独立行政法人情報通信研究機構(以下、NICT)、株式会社日立国際電気(以下、日立国際電気)、株式会社アイ・エス・ビー(以下、アイ・エス・ビー)は、2013年1月23日、「ホワイトスペース」を利用して、中長距離地域無線の「基地局装置」及び「加入者局装置」の開発とその実証実験に、世界で初めて成功したことを発表している。
今回、同装置には、日立国際電気が開発した「基地局装置」及び「加入者局装置」に、NICTが開発した干渉回避用ソフトウェア、及びIP通信用ソフトウェアなどが実装されており、アイ・エス・ビーが提供する、利用可能な周波数を通信機に知らせる「ホワイトスペースデータベース」に接続することで、「テレビ放送周波数帯(470メガヘルツから710メガヘルツ)」でのIP無線通信を行うことができることが実証されたとのこと。
この技術によって、今後、インターネットなどがじゅうぶん普及していない地域への有線の代替や、補助回線及び災害時・緊急時における無線による通信回線確保を目的とした「ホワイトスペース」活用に関する技術開発が推進されることが期待されている。
ちなみに、米国電気電子学会(IEEE)が、2011年7月に、世界で初めての「ホワイトスペース」利用通信システムの標準化となる、地域無線システム規格「IEEEStd.802.22-2011」を発行しているが、この標準規格に準拠した無線機の開発は、欧米各国の規制及び規格が制定した機能の制限が高く、開発例がまだ発表されていないようだ。
三社は、現在、「IEEE802.22」標準化の主要メンバーであり、引き続き、同技術の国際標準化活動を推進していくことになるが、併せて、「ホワイトスペース」無線通信システムの業界標準規格/相互認証を行う「ホワイトスペースアライアンス」と協調して、商用化に向けた無線機開発にも取り組んでいくそうだ。

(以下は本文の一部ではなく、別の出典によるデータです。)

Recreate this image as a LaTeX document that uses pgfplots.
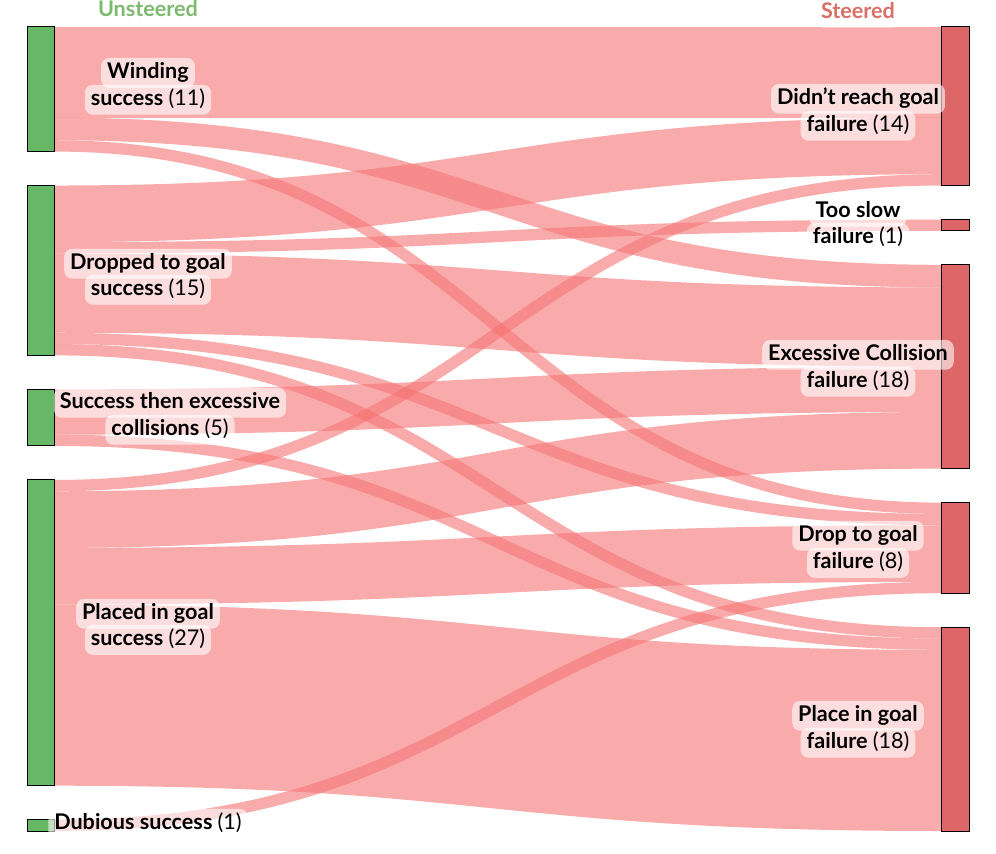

テレビなどの利用に割り当てられてはいるが、実際には利用できていない「ホワイトスペース」だが、2012年10月には、総務省が「ホワイトスペース利用システムの運用調整の仕組み 中間とりまとめ」を公表しているように、その具体的な活用方法も形をみせ始めているようだ。そのなかで示されている、割り当ての優先順位では、地デジ、特定ラジオマイクに続く三番手が、今回のようなエリア放送システムとなっている。ワイヤレスが当たり前となりつつある通信環境の未来に何が有効となるか、引き続き注目しておくべき取り組みだろう。